No probs it is just I remember someone telling us to wait until we were the other side of the channel, and we were quite disappointed to see hardly any difference in any of the countries,


----------



## castaway (May 1, 2006)

Hi Dragabed 
we set off from UK 4 weeks ago & are now in Portugal.
as we traveled .
Diesel in France cheapest €1.24 ( 99p )
" " Spain " €1.14 ( 91p )
" " Portugal " €1.17 ( 93p ) although saw €1.12 at Jumbo supermarket. 

Hope this helps 
Graham.


----------



## boringfrog (Sep 22, 2006)

*Where*

Where you staying Dragabed?

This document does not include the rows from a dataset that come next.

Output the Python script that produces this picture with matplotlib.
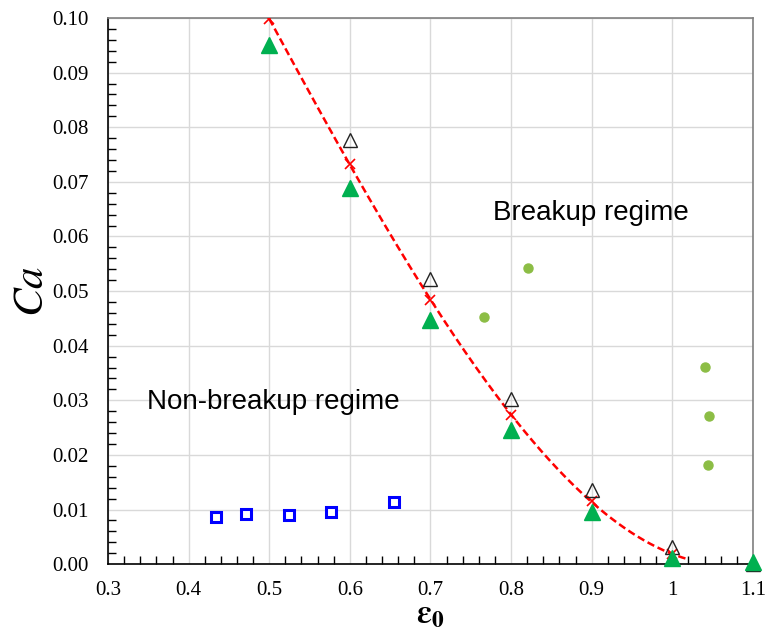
import matplotlib
matplotlib.use("Agg")
import matplotlib.pyplot as plt
import numpy as np

# 数据
fit_x = [0.5, 0.6, 0.7, 0.8, 0.9, 1.0]
fit_ca = [0.0998, 0.0733, 0.0483, 0.0273, 0.0115, 0.0018]

open_x = [0.6, 0.7, 0.8, 0.9, 1.0, 1.1]
open_ca = [0.0777, 0.0522, 0.0302, 0.0135, 0.0031, 0.0]

green_x = [0.5, 0.6, 0.7, 0.8, 0.9, 1.0, 1.1]
green_ca = [0.0950, 0.0689, 0.0447, 0.0245, 0.0095, 0.0012, 0.0003]

break_x = [0.766, 0.821, 1.040, 1.046, 1.044]
break_ca = [0.0452, 0.0542, 0.0361, 0.0271, 0.0181]

nonbreak_x = [0.434, 0.471, 0.525, 0.577, 0.655]
nonbreak_ca = [0.0086, 0.0092, 0.0090, 0.0095, 0.0113]

plt.rcParams['font.family'] = ['Liberation Serif', 'DejaVu Serif']
plt.rcParams['mathtext.fontset'] = 'stix'

fig = plt.figure(figsize=(7.66, 6.31), dpi=100)
ax = fig.add_axes([0.141, 0.106, 0.842, 0.8655])

# 拟合曲线
P = np.polyfit(fit_x, fit_ca, 3)
xx = np.linspace(0.5, 1.02, 200)
yy = np.clip(np.polyval(P, xx), 0, None)
ax.plot(xx, yy, '--', color='#ff0000', lw=1.8, dashes=(3, 1.5), zorder=3)
ax.plot(fit_x, fit_ca, 'x', color='#ff0000', ms=7, mew=1.2, zorder=4)

ax.plot(open_x, open_ca, '^', mfc='none', mec='#222222', ms=10, mew=1.0, zorder=4, clip_on=False)
ax.plot(green_x, green_ca, '^', color='#00b050', ms=11, zorder=5, clip_on=False)
ax.plot(break_x, break_ca, 'o', color='#8cbd45', ms=6.5, zorder=4)
ax.plot(nonbreak_x, nonbreak_ca, 's', mfc='white', mec='#0000ff', ms=7, mew=2.2, zorder=4)

ax.text(0.778, 0.0643, 'Breakup regime', fontsize=20, family='Liberation Sans', va='center')
ax.text(0.348, 0.0297, 'Non-breakup regime', fontsize=20, family='Liberation Sans', va='center')

ax.set_xlim(0.3, 1.1)
ax.set_ylim(0, 0.1)
ax.set_xticks(np.arange(0.3, 1.11, 0.1))
ax.set_xticklabels(['0.3', '0.4', '0.5', '0.6', '0.7', '0.8', '0.9', '1', '1.1'])
ax.set_yticks(np.arange(0, 0.101, 0.01))
ax.set_yticklabels(['%.2f' % v for v in np.arange(0, 0.101, 0.01)])
ax.set_xticks(np.arange(0.3, 1.1, 0.02), minor=True)
ax.set_yticks(np.arange(0, 0.1, 0.002), minor=True)
ax.tick_params(which='both', direction='in', labelsize=15, colors='black')
ax.tick_params(which='major', length=0, pad=12)
ax.tick_params(which='minor', length=6, width=1)
ax.tick_params(axis='y', which='major', pad=14)
ax.grid(True, which='major', color='#d9d9d9', lw=1)
ax.set_axisbelow(True)

for s in ['left', 'bottom']:
    ax.spines[s].set_color('black')
    ax.spines[s].set_linewidth(1.2)
for s in ['top', 'right']:
    ax.spines[s].set_color('#808080')
    ax.spines[s].set_linewidth(1.2)

ax.set_ylabel(r'$\mathit{Ca}$', fontsize=31, labelpad=0)
ax.set_xlabel(r'$\boldsymbol{\varepsilon}_{\mathbf{0}}$', fontsize=24, labelpad=0)

plt.savefig('out.png', dpi=100)
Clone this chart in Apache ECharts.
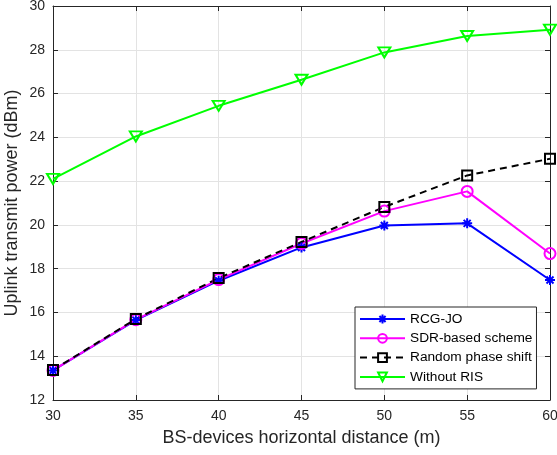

We man be heading for Portugal too, but maybe after Christmas  Keep in touch when you get there, let us kbow how warm and sunny it is.


----------



## dragabed (May 24, 2008)

calaise, le mans,la rochelle,san sabastian,burgos evora and down to villamora quateria returning via cadiz gibraltor,alicanti,barcelona,perpiniagn,hyers,st tropez,orange and depending on the weather lower central or upper high rhoan delta and back up to calaise


----------



## Nora+Neil (May 1, 2005)

In the south of France today.20/10/08

Diseal €1.16 to €1.22.

Hope this helps


----------



## dragabed (May 24, 2008)

thanks nora+neil thats the answer i wanted status quo will fill up in france


----------



## hymerowner (Sep 10, 2006)

Useful French government website with fuel prices for 100s of fuel stations across France:

www.prix-carburants.gouv.fr/


----------



## zulurita (May 9, 2005)

I paid 1.139€ per litre at Super U at L' Aiguillon at 14.30 yesterday.

At 16.00 it had changed to 1.119€ I should have filled up later


----------